- Goal:
Retype only what runs from the first line of the listing to the line holding "const axisColor = '#8a8a8a';", both included. Do not retype the pictures.

- Collected data:
'''

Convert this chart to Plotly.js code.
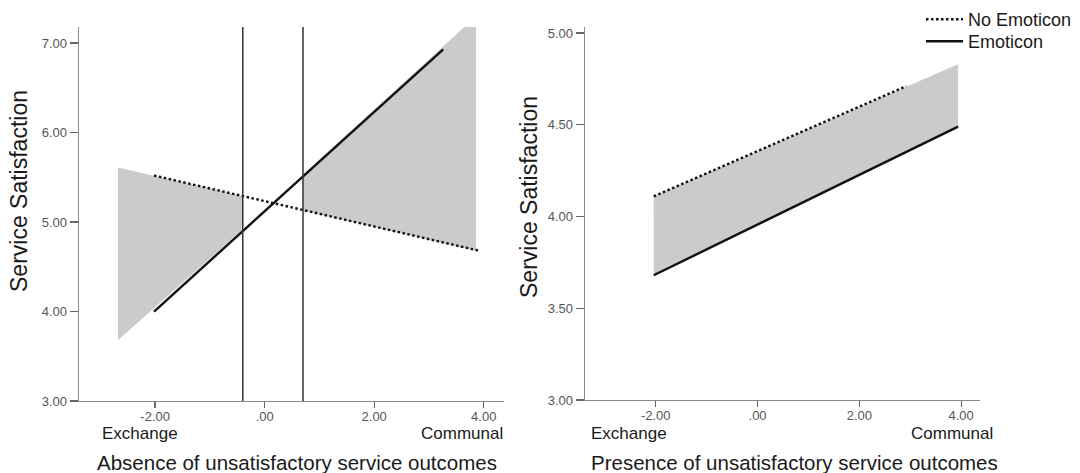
<!DOCTYPE html>
<html>
<head>
<meta charset="utf-8">
<script src="https://cdn.plot.ly/plotly-3.0.1.min.js"></script>
<style>
  html, body { margin: 0; padding: 0; background: #ffffff; }
  #chart { width: 1080px; height: 473px; }
</style>
</head>
<body>
<div id="chart"></div>
<script>
// ---- Data ----
const xTickVals = [-2, 0, 2, 4];
const xTickText = ['-2.00', '.00', '2.00', '4.00'];
const leftYTickVals = [3, 4, 5, 6, 7];
const leftYTickText = ['3.00', '4.00', '5.00', '6.00', '7.00'];
const rightYTickVals = [3, 3.5, 4, 4.5, 5];
const rightYTickText = ['3.00', '3.50', '4.00', '4.50', '5.00'];

const seriesNames = ['No Emoticon', 'Emoticon'];

// Left panel: Absence of unsatisfactory service outcomes
const absNoEmoX = [-2.02, 3.91];
const absNoEmoY = [5.52, 4.68];
const absEmoX = [-2.02, 3.26];
const absEmoY = [4.00, 6.93];
const absJN = [-0.40, 0.70];
const absRegionLowX = [-2.68, -0.40, -0.40, -2.68];
const absRegionLowY = [5.61, 5.29, 4.92, 3.68];
const absRegionHighX = [0.70, 3.86, 3.86, 0.70];
const absRegionHighY = [5.53, 7.30, 4.68, 5.13];

// Right panel: Presence of unsatisfactory service outcomes
const preNoEmoX = [-2.04, 2.92];
const preNoEmoY = [4.11, 4.71];
const preEmoX = [-2.04, 3.94];
const preEmoY = [3.68, 4.49];
const preRegionX = [-2.04, 3.94, 3.94, -2.04];
const preRegionY = [4.11, 4.83, 4.49, 3.68];

// ---- Styling ----
const FONT = 'Liberation Sans, Arial, Helvetica, sans-serif';
const fillColor = '#cbcbcb';
const lineColor = '#111111';
const axisColor = '#8a8a8a';

function region(x, y, xa, ya) {
  return { x: x, y: y, xaxis: xa, yaxis: ya, type: 'scatter', mode: 'lines',
    fill: 'toself', fillcolor: fillColor, line: { width: 0, color: fillColor },
    showlegend: false, hoverinfo: 'skip' };
}
function line(x, y, xa, ya, name, dotted, legendId) {
  const t = { x: x, y: y, xaxis: xa, yaxis: ya, type: 'scatter', mode: 'lines', name: name,
    showlegend: !!legendId,
    line: { color: lineColor, width: 2.4, dash: dotted ? '2.5px,2.5px' : 'solid' } };
  if (legendId) t.legend = legendId;
  return t;
}

const data = [
  region(absRegionLowX, absRegionLowY, 'x', 'y'),
  region(absRegionHighX, absRegionHighY, 'x', 'y'),
  region(preRegionX, preRegionY, 'x2', 'y2'),
  line(absNoEmoX, absNoEmoY, 'x', 'y', seriesNames[0], true, 'legend'),
  line(absEmoX, absEmoY, 'x', 'y', seriesNames[1], false, 'legend2'),
  line(preNoEmoX, preNoEmoY, 'x2', 'y2', seriesNames[0], true, null),
  line(preEmoX, preEmoY, 'x2', 'y2', seriesNames[1], false, null)
];

function xAxis(domain, anchor) {
  return { domain: domain, anchor: anchor, range: [-3.39, 4.37],
    tickvals: xTickVals, ticktext: xTickText,
    showgrid: false, zeroline: false, showline: true, linecolor: axisColor, linewidth: 1.3,
    ticks: 'outside', ticklen: 6, tickwidth: 1.3, tickcolor: '#666', ticklabelstandoff: -3,
    tickfont: { family: FONT, size: 13, color: '#555' } };
}
function yAxis(domain, anchor, range, vals, text) {
  return { domain: domain, anchor: anchor, range: range,
    tickvals: vals, ticktext: text,
    showgrid: false, zeroline: false, showline: true, linecolor: axisColor, linewidth: 1.3,
    ticks: 'outside', ticklen: 8, tickwidth: 1.3, tickcolor: '#666',
    tickfont: { family: FONT, size: 13, color: '#555' } };
}

const W = 1080, H = 473;
const px = v => v / W;
const py = v => 1 - v / H;

const shapes = absJN.map(v => ({
  type: 'line', xref: 'x', yref: 'y domain', x0: v, x1: v, y0: 0, y1: 1,
  line: { color: '#333333', width: 1.5 }, layer: 'above'
}));

function ann(text, x, y, size, opts) {
  return Object.assign({ text: text, xref: 'paper', yref: 'paper', x: x, y: y,
    xanchor: 'center', yanchor: 'middle',
    showarrow: false, font: { family: FONT, size: size, color: '#1a1a1a' } }, opts || {});
}

const annotations = [
  ann('Service Satisfaction', px(19), py(191), 23, { textangle: -90 }),
  ann('Service Satisfaction', px(529), py(197), 23, { textangle: -90 }),
  ann('Absence of unsatisfactory service outcomes', px(297), py(462), 20.5),
  ann('Presence of unsatisfactory service outcomes', px(794), py(462), 20.5),
  ann('Exchange', px(100), py(433), 17, { xanchor: 'left' }),
  ann('Communal', px(505), py(433), 17, { xanchor: 'right' }),
  ann('Exchange', px(589), py(433), 17, { xanchor: 'left' }),
  ann('Communal', px(995), py(433), 17, { xanchor: 'right' })
];

function legendBox(yTop) {
  return { x: px(921), y: py(yTop), xanchor: 'left', yanchor: 'top',
    bgcolor: 'rgba(0,0,0,0)', borderwidth: 0, itemwidth: 37,
    font: { family: FONT, size: 18, color: '#1a1a1a' } };
}

const layout = {
  width: W, height: H,
  margin: { l: 0, r: 0, t: 0, b: 0 },
  paper_bgcolor: '#ffffff', plot_bgcolor: '#ffffff',
  xaxis: xAxis([px(79), px(504)], 'y'),
  yaxis: yAxis([1 - 401 / H, 1 - 27 / H], 'x', [3, 7.18], leftYTickVals, leftYTickText),
  xaxis2: xAxis([px(585), px(980)], 'y2'),
  yaxis2: yAxis([1 - 400 / H, 1 - 27 / H], 'x2', [3, 5.033], rightYTickVals, rightYTickText),
  shapes: shapes,
  annotations: annotations,
  showlegend: true,
  legend: legendBox(1),
  legend2: legendBox(23),
  hovermode: false
};

Plotly.newPlot('chart', data, layout, { displayModeBar: false, staticPlot: true });
</script>
</body>
</html>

'''

- Reply to the task:
Convert this chart to Plotly.js code.
<!DOCTYPE html>
<html>
<head>
<meta charset="utf-8">
<script src="https://cdn.plot.ly/plotly-3.0.1.min.js"></script>
<style>
  html, body { margin: 0; padding: 0; background: #ffffff; }
  #chart { width: 1080px; height: 473px; }
</style>
</head>
<body>
<div id="chart"></div>
<script>
// ---- Data ----
const xTickVals = [-2, 0, 2, 4];
const xTickText = ['-2.00', '.00', '2.00', '4.00'];
const leftYTickVals = [3, 4, 5, 6, 7];
const leftYTickText = ['3.00', '4.00', '5.00', '6.00', '7.00'];
const rightYTickVals = [3, 3.5, 4, 4.5, 5];
const rightYTickText = ['3.00', '3.50', '4.00', '4.50', '5.00'];

const seriesNames = ['No Emoticon', 'Emoticon'];

// Left panel: Absence of unsatisfactory service outcomes
const absNoEmoX = [-2.02, 3.91];
const absNoEmoY = [5.52, 4.68];
const absEmoX = [-2.02, 3.26];
const absEmoY = [4.00, 6.93];
const absJN = [-0.40, 0.70];
const absRegionLowX = [-2.68, -0.40, -0.40, -2.68];
const absRegionLowY = [5.61, 5.29, 4.92, 3.68];
const absRegionHighX = [0.70, 3.86, 3.86, 0.70];
const absRegionHighY = [5.53, 7.30, 4.68, 5.13];

// Right panel: Presence of unsatisfactory service outcomes
const preNoEmoX = [-2.04, 2.92];
const preNoEmoY = [4.11, 4.71];
const preEmoX = [-2.04, 3.94];
const preEmoY = [3.68, 4.49];
const preRegionX = [-2.04, 3.94, 3.94, -2.04];
const preRegionY = [4.11, 4.83, 4.49, 3.68];

// ---- Styling ----
const FONT = 'Liberation Sans, Arial, Helvetica, sans-serif';
const fillColor = '#cbcbcb';
const lineColor = '#111111';
const axisColor = '#8a8a8a';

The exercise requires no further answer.